#### What you are asked to do
Your output must be the lines below from the line containing "Clone this chart" to the line containing "const femalePct = [0, 24, 29.4, 44.4, 38.6];", both lines included, reproduced exactly and without pictures.

Entries with chart source code
## start
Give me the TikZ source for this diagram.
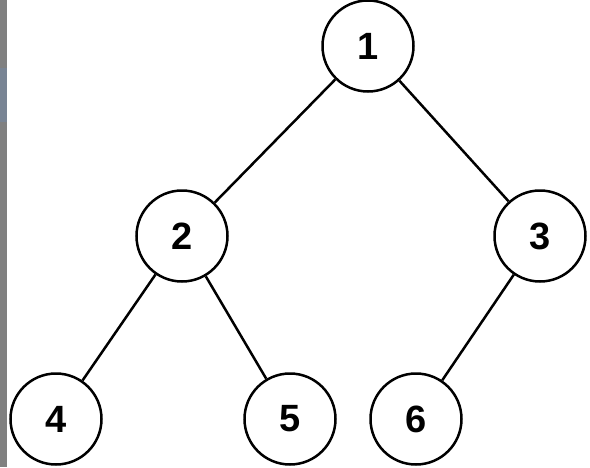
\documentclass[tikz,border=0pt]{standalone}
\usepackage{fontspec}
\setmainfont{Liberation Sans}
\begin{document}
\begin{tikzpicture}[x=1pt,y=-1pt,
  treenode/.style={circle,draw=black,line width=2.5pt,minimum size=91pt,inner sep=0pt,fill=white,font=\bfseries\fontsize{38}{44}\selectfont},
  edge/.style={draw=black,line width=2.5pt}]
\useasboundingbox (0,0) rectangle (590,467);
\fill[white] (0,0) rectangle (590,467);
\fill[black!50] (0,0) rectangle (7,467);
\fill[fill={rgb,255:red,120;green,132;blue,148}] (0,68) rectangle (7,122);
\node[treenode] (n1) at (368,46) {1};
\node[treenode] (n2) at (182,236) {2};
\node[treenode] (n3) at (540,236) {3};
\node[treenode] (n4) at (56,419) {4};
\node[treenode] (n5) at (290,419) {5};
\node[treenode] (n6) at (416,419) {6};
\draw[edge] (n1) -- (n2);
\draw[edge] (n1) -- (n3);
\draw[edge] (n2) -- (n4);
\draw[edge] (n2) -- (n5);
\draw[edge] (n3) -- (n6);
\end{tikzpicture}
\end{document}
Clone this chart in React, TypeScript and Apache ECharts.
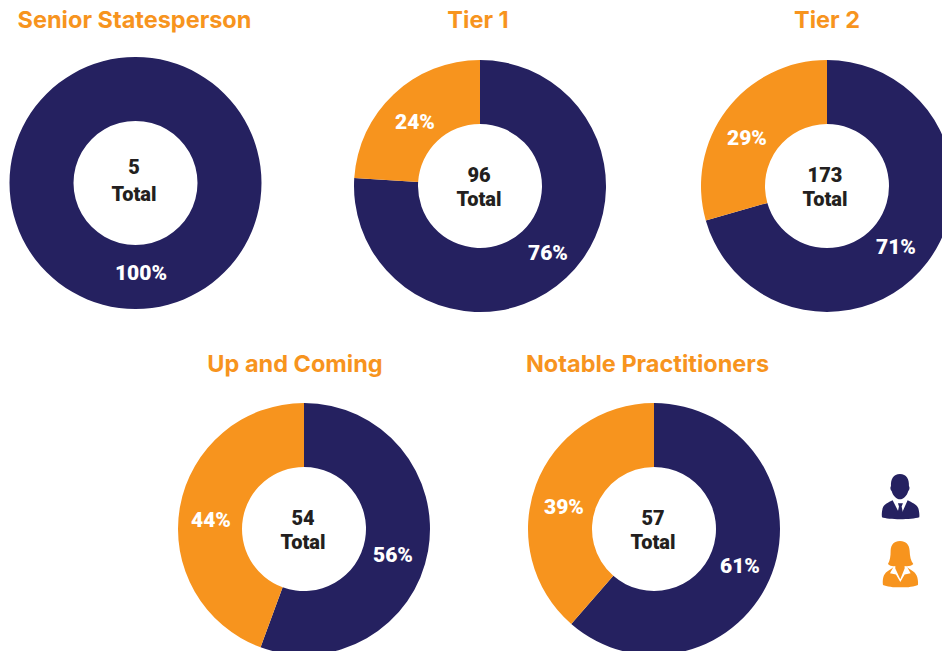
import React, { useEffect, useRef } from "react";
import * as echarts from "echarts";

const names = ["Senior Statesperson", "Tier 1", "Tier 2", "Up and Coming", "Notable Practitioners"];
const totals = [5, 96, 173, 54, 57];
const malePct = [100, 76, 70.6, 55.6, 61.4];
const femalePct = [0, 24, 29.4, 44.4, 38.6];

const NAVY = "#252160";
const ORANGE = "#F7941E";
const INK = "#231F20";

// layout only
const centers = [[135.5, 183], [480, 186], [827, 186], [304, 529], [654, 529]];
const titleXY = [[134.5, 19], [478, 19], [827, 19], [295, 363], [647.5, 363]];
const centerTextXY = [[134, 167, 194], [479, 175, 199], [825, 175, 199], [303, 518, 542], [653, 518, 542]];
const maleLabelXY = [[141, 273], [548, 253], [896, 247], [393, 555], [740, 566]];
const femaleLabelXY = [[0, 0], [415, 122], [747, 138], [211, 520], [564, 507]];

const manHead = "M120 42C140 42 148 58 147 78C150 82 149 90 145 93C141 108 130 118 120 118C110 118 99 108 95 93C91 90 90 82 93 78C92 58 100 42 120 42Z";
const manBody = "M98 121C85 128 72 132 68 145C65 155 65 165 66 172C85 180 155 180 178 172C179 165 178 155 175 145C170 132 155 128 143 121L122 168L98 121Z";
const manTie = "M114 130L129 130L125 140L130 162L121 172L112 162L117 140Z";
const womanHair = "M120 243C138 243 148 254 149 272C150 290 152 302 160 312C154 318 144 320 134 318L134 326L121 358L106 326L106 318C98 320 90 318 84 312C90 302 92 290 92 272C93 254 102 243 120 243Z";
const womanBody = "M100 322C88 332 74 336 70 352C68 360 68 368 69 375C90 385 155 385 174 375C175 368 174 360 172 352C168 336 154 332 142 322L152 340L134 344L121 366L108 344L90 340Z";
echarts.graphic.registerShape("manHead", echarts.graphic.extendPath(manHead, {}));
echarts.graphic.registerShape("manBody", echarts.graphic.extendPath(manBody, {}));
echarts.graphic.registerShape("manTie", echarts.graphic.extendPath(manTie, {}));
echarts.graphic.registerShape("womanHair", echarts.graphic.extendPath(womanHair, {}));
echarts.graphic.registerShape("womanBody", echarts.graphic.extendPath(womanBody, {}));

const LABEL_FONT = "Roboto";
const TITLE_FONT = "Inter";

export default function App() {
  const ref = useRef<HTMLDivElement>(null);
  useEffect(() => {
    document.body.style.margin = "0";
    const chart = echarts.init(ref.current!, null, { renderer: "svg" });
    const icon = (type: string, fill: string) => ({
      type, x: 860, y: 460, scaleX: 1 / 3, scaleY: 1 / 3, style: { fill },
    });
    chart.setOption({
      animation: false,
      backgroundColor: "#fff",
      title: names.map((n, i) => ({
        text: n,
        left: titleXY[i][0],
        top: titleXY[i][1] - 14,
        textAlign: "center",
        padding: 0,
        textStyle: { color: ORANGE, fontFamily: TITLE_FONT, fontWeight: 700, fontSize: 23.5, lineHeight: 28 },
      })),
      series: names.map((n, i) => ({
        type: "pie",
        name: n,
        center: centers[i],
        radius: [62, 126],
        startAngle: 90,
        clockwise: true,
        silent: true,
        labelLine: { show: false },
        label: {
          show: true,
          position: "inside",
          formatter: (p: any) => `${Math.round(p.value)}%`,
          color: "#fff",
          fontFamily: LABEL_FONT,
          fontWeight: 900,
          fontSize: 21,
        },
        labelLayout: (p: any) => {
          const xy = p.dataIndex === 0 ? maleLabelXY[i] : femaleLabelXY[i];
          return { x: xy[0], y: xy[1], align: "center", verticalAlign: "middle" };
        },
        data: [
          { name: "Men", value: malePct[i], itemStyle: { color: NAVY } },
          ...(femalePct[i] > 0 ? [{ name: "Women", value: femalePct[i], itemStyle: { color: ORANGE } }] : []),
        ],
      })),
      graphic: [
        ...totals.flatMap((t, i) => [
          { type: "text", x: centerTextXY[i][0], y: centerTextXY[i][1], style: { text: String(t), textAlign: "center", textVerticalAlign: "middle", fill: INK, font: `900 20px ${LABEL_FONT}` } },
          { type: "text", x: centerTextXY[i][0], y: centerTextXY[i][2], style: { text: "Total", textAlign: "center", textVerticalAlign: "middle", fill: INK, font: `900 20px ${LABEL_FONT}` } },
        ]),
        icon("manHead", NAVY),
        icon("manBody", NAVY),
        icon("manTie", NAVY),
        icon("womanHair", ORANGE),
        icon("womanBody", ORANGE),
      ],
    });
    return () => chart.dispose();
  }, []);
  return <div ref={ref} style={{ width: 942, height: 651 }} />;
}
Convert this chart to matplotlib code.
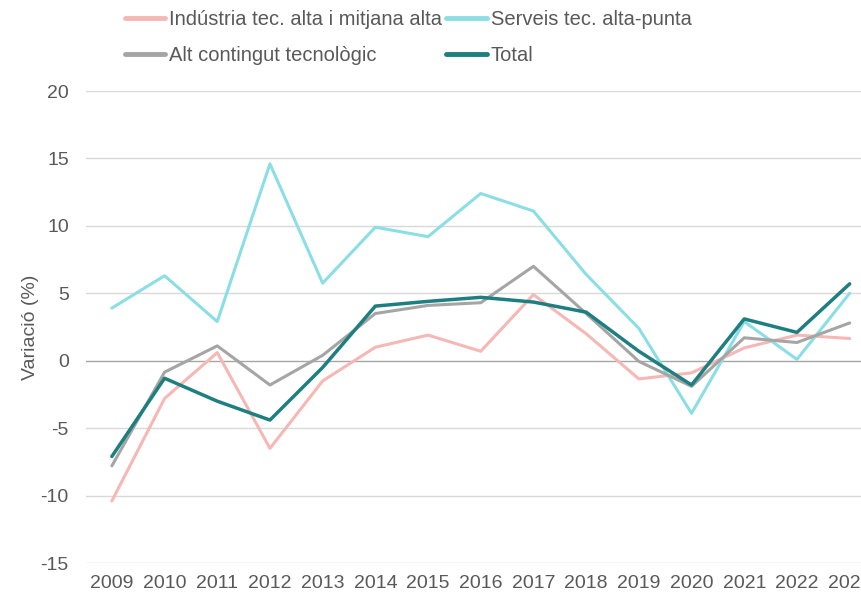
## end
#### Finished task
Clone this chart in React, TypeScript and Apache ECharts.
import React, { useEffect, useRef } from "react";
import * as echarts from "echarts";

const names = ["Senior Statesperson", "Tier 1", "Tier 2", "Up and Coming", "Notable Practitioners"];
const totals = [5, 96, 173, 54, 57];
const malePct = [100, 76, 70.6, 55.6, 61.4];
const femalePct = [0, 24, 29.4, 44.4, 38.6];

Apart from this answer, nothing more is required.